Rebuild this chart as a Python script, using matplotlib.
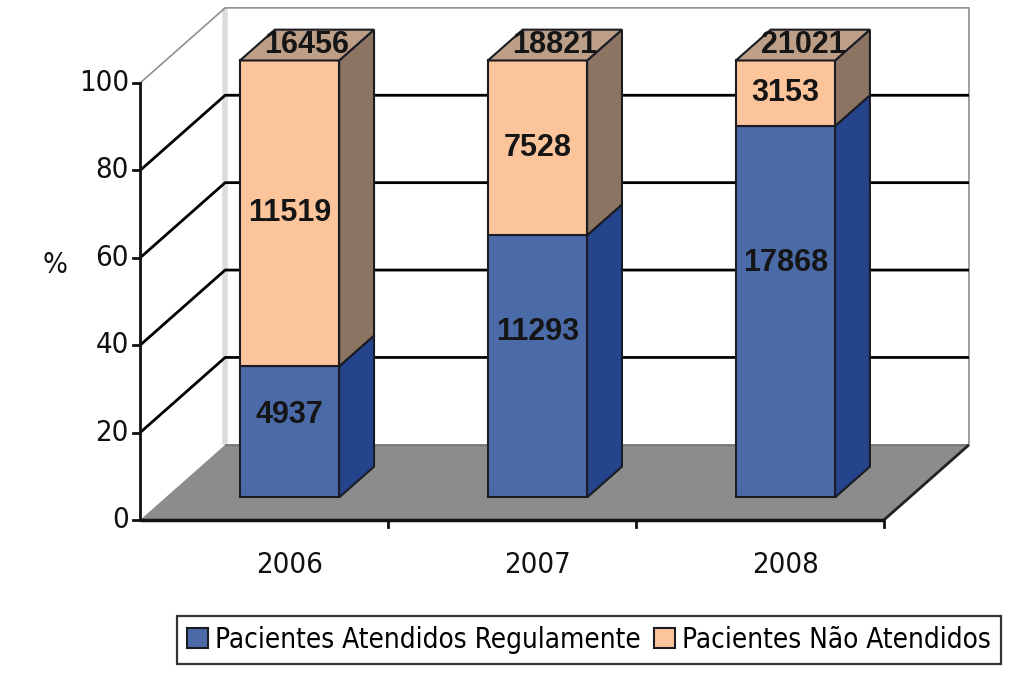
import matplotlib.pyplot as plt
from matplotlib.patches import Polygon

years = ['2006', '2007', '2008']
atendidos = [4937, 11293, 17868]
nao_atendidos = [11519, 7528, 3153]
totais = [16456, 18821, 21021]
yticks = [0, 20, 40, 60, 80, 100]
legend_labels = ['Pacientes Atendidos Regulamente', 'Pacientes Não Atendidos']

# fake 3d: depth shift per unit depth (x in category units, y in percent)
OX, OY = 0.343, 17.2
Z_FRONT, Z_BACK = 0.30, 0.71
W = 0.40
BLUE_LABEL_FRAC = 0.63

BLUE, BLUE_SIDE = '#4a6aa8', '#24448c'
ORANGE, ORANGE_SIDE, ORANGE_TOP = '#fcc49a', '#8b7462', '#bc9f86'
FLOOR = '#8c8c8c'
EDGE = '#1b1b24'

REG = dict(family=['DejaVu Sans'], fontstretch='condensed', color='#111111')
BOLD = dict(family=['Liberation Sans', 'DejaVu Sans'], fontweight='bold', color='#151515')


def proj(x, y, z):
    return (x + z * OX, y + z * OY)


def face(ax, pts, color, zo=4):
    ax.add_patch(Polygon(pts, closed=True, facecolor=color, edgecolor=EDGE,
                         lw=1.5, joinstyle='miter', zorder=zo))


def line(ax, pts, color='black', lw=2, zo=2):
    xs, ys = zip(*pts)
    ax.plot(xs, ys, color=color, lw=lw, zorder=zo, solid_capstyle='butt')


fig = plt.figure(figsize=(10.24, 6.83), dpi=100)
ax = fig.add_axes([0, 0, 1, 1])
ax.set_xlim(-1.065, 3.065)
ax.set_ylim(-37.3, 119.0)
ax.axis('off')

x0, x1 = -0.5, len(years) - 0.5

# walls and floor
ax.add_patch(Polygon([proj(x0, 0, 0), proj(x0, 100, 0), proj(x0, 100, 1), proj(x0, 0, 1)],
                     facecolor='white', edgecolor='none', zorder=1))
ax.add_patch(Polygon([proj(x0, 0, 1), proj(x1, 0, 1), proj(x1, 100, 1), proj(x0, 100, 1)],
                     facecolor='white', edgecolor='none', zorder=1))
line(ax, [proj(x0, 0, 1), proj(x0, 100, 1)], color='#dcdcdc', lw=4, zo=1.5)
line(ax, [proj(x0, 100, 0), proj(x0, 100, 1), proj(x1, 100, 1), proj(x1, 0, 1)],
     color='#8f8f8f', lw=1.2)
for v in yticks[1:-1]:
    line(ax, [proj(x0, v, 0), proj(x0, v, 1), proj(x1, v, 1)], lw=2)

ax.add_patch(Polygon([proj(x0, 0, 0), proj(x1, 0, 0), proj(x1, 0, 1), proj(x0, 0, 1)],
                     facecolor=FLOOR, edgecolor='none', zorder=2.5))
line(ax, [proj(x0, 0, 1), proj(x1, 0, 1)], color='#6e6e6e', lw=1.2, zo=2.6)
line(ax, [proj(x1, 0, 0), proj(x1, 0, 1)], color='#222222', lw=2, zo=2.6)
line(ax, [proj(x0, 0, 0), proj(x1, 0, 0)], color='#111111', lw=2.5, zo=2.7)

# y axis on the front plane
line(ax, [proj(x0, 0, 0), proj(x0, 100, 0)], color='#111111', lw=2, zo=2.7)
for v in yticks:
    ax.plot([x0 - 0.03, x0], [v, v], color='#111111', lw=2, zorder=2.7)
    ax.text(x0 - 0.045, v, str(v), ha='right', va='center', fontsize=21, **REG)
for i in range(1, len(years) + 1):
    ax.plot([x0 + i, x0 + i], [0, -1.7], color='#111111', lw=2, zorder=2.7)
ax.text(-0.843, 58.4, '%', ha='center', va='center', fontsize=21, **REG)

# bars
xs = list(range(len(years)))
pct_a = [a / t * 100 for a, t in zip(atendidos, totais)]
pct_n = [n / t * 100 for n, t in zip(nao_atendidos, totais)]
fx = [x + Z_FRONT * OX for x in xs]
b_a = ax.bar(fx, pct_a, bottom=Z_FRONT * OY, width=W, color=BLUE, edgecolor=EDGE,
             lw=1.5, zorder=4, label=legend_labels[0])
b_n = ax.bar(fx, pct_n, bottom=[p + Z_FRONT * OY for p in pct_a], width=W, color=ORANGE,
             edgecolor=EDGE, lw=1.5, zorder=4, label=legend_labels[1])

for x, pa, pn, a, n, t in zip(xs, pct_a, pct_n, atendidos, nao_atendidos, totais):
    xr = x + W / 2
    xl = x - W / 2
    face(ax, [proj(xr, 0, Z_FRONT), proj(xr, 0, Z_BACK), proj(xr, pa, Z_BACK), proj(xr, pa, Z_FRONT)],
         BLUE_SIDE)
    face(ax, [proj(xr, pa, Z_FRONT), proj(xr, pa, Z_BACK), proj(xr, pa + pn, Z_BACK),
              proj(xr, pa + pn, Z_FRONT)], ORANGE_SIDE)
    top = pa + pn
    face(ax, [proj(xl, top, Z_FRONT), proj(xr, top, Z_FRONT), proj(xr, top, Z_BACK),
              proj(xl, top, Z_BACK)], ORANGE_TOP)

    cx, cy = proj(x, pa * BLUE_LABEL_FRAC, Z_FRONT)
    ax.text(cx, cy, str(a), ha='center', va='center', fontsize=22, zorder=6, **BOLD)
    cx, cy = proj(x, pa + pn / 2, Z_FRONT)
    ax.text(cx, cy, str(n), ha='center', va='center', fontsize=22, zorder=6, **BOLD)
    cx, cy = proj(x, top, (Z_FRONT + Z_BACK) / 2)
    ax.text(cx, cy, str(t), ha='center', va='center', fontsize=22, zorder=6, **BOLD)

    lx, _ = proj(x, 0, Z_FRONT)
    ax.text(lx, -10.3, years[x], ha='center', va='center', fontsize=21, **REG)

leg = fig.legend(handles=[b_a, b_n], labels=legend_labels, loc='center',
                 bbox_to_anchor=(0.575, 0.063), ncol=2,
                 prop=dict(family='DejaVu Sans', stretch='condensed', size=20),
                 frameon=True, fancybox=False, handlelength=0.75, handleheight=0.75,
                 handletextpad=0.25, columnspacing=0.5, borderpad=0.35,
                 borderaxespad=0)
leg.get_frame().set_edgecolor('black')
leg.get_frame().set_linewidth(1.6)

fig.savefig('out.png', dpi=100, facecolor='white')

^^^^^^^^

§ **DIRECTION**
Copy each line above precisely, dropping the pictures.

§ **WRITTEN ANSWER**
Rebuild this chart as a Python script, using matplotlib.
import matplotlib.pyplot as plt
from matplotlib.patches import Polygon

years = ['2006', '2007', '2008']
atendidos = [4937, 11293, 17868]
nao_atendidos = [11519, 7528, 3153]
totais = [16456, 18821, 21021]
yticks = [0, 20, 40, 60, 80, 100]
legend_labels = ['Pacientes Atendidos Regulamente', 'Pacientes Não Atendidos']

# fake 3d: depth shift per unit depth (x in category units, y in percent)
OX, OY = 0.343, 17.2
Z_FRONT, Z_BACK = 0.30, 0.71
W = 0.40
BLUE_LABEL_FRAC = 0.63

BLUE, BLUE_SIDE = '#4a6aa8', '#24448c'
ORANGE, ORANGE_SIDE, ORANGE_TOP = '#fcc49a', '#8b7462', '#bc9f86'
FLOOR = '#8c8c8c'
EDGE = '#1b1b24'

REG = dict(family=['DejaVu Sans'], fontstretch='condensed', color='#111111')
BOLD = dict(family=['Liberation Sans', 'DejaVu Sans'], fontweight='bold', color='#151515')


def proj(x, y, z):
    return (x + z * OX, y + z * OY)


def face(ax, pts, color, zo=4):
    ax.add_patch(Polygon(pts, closed=True, facecolor=color, edgecolor=EDGE,
                         lw=1.5, joinstyle='miter', zorder=zo))


def line(ax, pts, color='black', lw=2, zo=2):
    xs, ys = zip(*pts)
    ax.plot(xs, ys, color=color, lw=lw, zorder=zo, solid_capstyle='butt')


fig = plt.figure(figsize=(10.24, 6.83), dpi=100)
ax = fig.add_axes([0, 0, 1, 1])
ax.set_xlim(-1.065, 3.065)
ax.set_ylim(-37.3, 119.0)
ax.axis('off')

x0, x1 = -0.5, len(years) - 0.5

# walls and floor
ax.add_patch(Polygon([proj(x0, 0, 0), proj(x0, 100, 0), proj(x0, 100, 1), proj(x0, 0, 1)],
                     facecolor='white', edgecolor='none', zorder=1))
ax.add_patch(Polygon([proj(x0, 0, 1), proj(x1, 0, 1), proj(x1, 100, 1), proj(x0, 100, 1)],
                     facecolor='white', edgecolor='none', zorder=1))
line(ax, [proj(x0, 0, 1), proj(x0, 100, 1)], color='#dcdcdc', lw=4, zo=1.5)
line(ax, [proj(x0, 100, 0), proj(x0, 100, 1), proj(x1, 100, 1), proj(x1, 0, 1)],
     color='#8f8f8f', lw=1.2)
for v in yticks[1:-1]:
    line(ax, [proj(x0, v, 0), proj(x0, v, 1), proj(x1, v, 1)], lw=2)

ax.add_patch(Polygon([proj(x0, 0, 0), proj(x1, 0, 0), proj(x1, 0, 1), proj(x0, 0, 1)],
                     facecolor=FLOOR, edgecolor='none', zorder=2.5))
line(ax, [proj(x0, 0, 1), proj(x1, 0, 1)], color='#6e6e6e', lw=1.2, zo=2.6)
line(ax, [proj(x1, 0, 0), proj(x1, 0, 1)], color='#222222', lw=2, zo=2.6)
line(ax, [proj(x0, 0, 0), proj(x1, 0, 0)], color='#111111', lw=2.5, zo=2.7)

# y axis on the front plane
line(ax, [proj(x0, 0, 0), proj(x0, 100, 0)], color='#111111', lw=2, zo=2.7)
for v in yticks:
    ax.plot([x0 - 0.03, x0], [v, v], color='#111111', lw=2, zorder=2.7)
    ax.text(x0 - 0.045, v, str(v), ha='right', va='center', fontsize=21, **REG)
for i in range(1, len(years) + 1):
    ax.plot([x0 + i, x0 + i], [0, -1.7], color='#111111', lw=2, zorder=2.7)
ax.text(-0.843, 58.4, '%', ha='center', va='center', fontsize=21, **REG)

# bars
xs = list(range(len(years)))
pct_a = [a / t * 100 for a, t in zip(atendidos, totais)]
pct_n = [n / t * 100 for n, t in zip(nao_atendidos, totais)]
fx = [x + Z_FRONT * OX for x in xs]
b_a = ax.bar(fx, pct_a, bottom=Z_FRONT * OY, width=W, color=BLUE, edgecolor=EDGE,
             lw=1.5, zorder=4, label=legend_labels[0])
b_n = ax.bar(fx, pct_n, bottom=[p + Z_FRONT * OY for p in pct_a], width=W, color=ORANGE,
             edgecolor=EDGE, lw=1.5, zorder=4, label=legend_labels[1])

for x, pa, pn, a, n, t in zip(xs, pct_a, pct_n, atendidos, nao_atendidos, totais):
    xr = x + W / 2
    xl = x - W / 2
    face(ax, [proj(xr, 0, Z_FRONT), proj(xr, 0, Z_BACK), proj(xr, pa, Z_BACK), proj(xr, pa, Z_FRONT)],
         BLUE_SIDE)
    face(ax, [proj(xr, pa, Z_FRONT), proj(xr, pa, Z_BACK), proj(xr, pa + pn, Z_BACK),
              proj(xr, pa + pn, Z_FRONT)], ORANGE_SIDE)
    top = pa + pn
    face(ax, [proj(xl, top, Z_FRONT), proj(xr, top, Z_FRONT), proj(xr, top, Z_BACK),
              proj(xl, top, Z_BACK)], ORANGE_TOP)

    cx, cy = proj(x, pa * BLUE_LABEL_FRAC, Z_FRONT)
    ax.text(cx, cy, str(a), ha='center', va='center', fontsize=22, zorder=6, **BOLD)
    cx, cy = proj(x, pa + pn / 2, Z_FRONT)
    ax.text(cx, cy, str(n), ha='center', va='center', fontsize=22, zorder=6, **BOLD)
    cx, cy = proj(x, top, (Z_FRONT + Z_BACK) / 2)
    ax.text(cx, cy, str(t), ha='center', va='center', fontsize=22, zorder=6, **BOLD)

    lx, _ = proj(x, 0, Z_FRONT)
    ax.text(lx, -10.3, years[x], ha='center', va='center', fontsize=21, **REG)

leg = fig.legend(handles=[b_a, b_n], labels=legend_labels, loc='center',
                 bbox_to_anchor=(0.575, 0.063), ncol=2,
                 prop=dict(family='DejaVu Sans', stretch='condensed', size=20),
                 frameon=True, fancybox=False, handlelength=0.75, handleheight=0.75,
                 handletextpad=0.25, columnspacing=0.5, borderpad=0.35,
                 borderaxespad=0)
leg.get_frame().set_edgecolor('black')
leg.get_frame().set_linewidth(1.6)

fig.savefig('out.png', dpi=100, facecolor='white')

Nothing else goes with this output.